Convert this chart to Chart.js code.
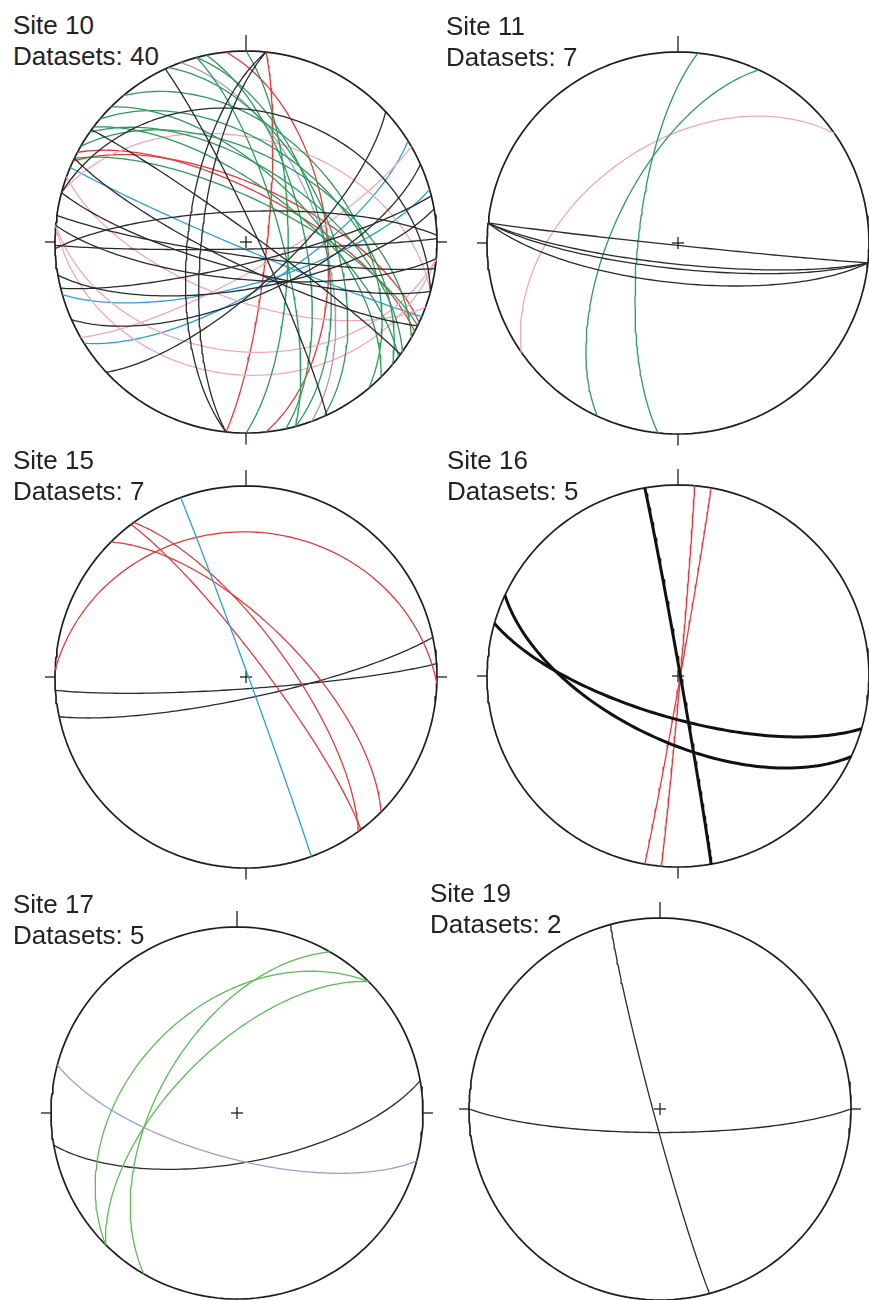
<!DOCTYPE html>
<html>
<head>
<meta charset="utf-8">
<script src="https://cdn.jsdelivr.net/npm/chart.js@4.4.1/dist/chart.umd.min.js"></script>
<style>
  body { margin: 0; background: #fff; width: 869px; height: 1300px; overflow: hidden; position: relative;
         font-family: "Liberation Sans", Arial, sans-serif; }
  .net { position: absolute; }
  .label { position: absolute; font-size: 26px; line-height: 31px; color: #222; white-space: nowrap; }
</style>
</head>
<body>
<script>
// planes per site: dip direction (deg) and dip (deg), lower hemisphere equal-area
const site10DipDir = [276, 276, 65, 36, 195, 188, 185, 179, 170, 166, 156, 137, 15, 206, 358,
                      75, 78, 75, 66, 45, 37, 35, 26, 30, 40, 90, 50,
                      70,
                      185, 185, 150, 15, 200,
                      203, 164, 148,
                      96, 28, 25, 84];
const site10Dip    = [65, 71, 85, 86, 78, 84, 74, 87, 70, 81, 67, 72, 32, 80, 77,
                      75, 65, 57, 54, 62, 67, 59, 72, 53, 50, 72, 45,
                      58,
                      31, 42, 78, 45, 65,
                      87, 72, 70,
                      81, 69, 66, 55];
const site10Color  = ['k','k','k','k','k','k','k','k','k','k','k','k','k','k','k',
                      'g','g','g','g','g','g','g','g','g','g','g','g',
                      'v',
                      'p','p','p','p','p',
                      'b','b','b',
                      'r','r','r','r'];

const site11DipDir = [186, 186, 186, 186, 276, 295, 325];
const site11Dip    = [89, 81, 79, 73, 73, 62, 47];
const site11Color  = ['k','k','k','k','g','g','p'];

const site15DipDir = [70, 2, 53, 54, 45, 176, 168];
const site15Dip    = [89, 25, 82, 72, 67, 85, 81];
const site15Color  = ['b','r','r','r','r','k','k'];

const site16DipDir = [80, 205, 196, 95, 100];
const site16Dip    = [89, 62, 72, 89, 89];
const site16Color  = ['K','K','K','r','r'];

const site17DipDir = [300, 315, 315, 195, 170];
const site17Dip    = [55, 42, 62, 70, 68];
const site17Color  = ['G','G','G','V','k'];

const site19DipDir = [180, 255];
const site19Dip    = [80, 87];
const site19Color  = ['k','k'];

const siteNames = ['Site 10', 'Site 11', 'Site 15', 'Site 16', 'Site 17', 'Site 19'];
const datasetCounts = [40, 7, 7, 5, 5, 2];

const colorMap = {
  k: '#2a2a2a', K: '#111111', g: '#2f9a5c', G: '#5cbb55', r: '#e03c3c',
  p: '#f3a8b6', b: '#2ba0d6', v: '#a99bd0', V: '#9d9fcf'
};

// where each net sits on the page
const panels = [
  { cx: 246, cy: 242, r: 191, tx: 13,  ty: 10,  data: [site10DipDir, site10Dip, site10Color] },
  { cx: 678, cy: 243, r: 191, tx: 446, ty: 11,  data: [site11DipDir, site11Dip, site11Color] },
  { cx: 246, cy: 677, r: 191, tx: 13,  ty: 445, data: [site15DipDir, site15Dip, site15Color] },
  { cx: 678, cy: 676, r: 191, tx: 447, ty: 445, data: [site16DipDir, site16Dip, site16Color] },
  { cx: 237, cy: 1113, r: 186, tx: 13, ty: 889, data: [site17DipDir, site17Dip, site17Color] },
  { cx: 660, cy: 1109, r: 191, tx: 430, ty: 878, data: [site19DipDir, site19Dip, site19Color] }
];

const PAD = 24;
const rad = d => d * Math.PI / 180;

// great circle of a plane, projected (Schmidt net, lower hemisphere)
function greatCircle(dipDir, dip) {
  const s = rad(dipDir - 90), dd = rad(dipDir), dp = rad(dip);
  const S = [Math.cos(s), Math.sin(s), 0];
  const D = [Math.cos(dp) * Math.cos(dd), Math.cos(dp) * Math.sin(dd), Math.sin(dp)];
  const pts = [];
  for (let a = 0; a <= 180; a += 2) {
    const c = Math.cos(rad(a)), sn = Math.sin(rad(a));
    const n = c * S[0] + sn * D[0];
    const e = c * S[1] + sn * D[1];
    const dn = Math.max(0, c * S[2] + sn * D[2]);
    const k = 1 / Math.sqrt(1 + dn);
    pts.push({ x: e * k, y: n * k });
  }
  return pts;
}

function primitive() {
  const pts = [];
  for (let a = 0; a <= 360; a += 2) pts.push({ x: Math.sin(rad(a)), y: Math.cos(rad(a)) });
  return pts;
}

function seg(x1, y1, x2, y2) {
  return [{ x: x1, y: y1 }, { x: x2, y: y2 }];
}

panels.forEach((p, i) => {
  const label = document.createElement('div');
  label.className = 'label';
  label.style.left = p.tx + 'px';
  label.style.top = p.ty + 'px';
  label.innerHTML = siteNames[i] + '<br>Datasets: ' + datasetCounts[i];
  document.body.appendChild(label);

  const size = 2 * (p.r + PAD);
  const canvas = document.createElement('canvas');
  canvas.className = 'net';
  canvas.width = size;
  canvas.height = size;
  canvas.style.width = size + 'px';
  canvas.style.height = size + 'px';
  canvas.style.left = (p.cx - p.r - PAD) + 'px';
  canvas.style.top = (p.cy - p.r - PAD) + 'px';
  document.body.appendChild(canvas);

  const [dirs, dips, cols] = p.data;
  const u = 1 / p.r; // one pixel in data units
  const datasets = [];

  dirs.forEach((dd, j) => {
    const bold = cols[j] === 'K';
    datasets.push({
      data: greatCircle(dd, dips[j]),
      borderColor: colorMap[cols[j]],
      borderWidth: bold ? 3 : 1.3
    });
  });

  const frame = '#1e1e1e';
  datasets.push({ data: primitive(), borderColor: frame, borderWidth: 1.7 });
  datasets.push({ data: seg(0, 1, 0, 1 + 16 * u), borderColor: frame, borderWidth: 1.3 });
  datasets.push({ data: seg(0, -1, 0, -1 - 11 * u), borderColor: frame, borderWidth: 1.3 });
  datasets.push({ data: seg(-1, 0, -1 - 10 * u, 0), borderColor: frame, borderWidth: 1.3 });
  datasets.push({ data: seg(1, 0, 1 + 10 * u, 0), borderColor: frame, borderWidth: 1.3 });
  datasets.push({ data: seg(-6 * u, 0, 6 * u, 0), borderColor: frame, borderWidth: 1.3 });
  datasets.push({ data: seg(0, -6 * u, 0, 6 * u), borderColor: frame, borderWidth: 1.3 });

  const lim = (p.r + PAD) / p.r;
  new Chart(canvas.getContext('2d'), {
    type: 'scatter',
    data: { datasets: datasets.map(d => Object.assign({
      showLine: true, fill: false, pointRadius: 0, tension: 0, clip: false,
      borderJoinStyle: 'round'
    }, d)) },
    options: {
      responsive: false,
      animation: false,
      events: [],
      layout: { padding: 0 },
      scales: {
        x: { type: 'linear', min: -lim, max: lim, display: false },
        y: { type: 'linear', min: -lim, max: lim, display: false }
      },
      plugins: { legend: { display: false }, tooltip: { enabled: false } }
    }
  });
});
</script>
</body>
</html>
○ ○ ○
Stated goal =>
Restate, line by line and word for word, everything from the top of the material through the line that contains "const datasetCounts = [40, 7, 7, 5, 5, 2];". Leave pictures out.

Correct output =>
Convert this chart to Chart.js code.
<!DOCTYPE html>
<html>
<head>
<meta charset="utf-8">
<script src="https://cdn.jsdelivr.net/npm/chart.js@4.4.1/dist/chart.umd.min.js"></script>
<style>
  body { margin: 0; background: #fff; width: 869px; height: 1300px; overflow: hidden; position: relative;
         font-family: "Liberation Sans", Arial, sans-serif; }
  .net { position: absolute; }
  .label { position: absolute; font-size: 26px; line-height: 31px; color: #222; white-space: nowrap; }
</style>
</head>
<body>
<script>
// planes per site: dip direction (deg) and dip (deg), lower hemisphere equal-area
const site10DipDir = [276, 276, 65, 36, 195, 188, 185, 179, 170, 166, 156, 137, 15, 206, 358,
                      75, 78, 75, 66, 45, 37, 35, 26, 30, 40, 90, 50,
                      70,
                      185, 185, 150, 15, 200,
                      203, 164, 148,
                      96, 28, 25, 84];
const site10Dip    = [65, 71, 85, 86, 78, 84, 74, 87, 70, 81, 67, 72, 32, 80, 77,
                      75, 65, 57, 54, 62, 67, 59, 72, 53, 50, 72, 45,
                      58,
                      31, 42, 78, 45, 65,
                      87, 72, 70,
                      81, 69, 66, 55];
const site10Color  = ['k','k','k','k','k','k','k','k','k','k','k','k','k','k','k',
                      'g','g','g','g','g','g','g','g','g','g','g','g',
                      'v',
                      'p','p','p','p','p',
                      'b','b','b',
                      'r','r','r','r'];

const site11DipDir = [186, 186, 186, 186, 276, 295, 325];
const site11Dip    = [89, 81, 79, 73, 73, 62, 47];
const site11Color  = ['k','k','k','k','g','g','p'];

const site15DipDir = [70, 2, 53, 54, 45, 176, 168];
const site15Dip    = [89, 25, 82, 72, 67, 85, 81];
const site15Color  = ['b','r','r','r','r','k','k'];

const site16DipDir = [80, 205, 196, 95, 100];
const site16Dip    = [89, 62, 72, 89, 89];
const site16Color  = ['K','K','K','r','r'];

const site17DipDir = [300, 315, 315, 195, 170];
const site17Dip    = [55, 42, 62, 70, 68];
const site17Color  = ['G','G','G','V','k'];

const site19DipDir = [180, 255];
const site19Dip    = [80, 87];
const site19Color  = ['k','k'];

const siteNames = ['Site 10', 'Site 11', 'Site 15', 'Site 16', 'Site 17', 'Site 19'];
const datasetCounts = [40, 7, 7, 5, 5, 2];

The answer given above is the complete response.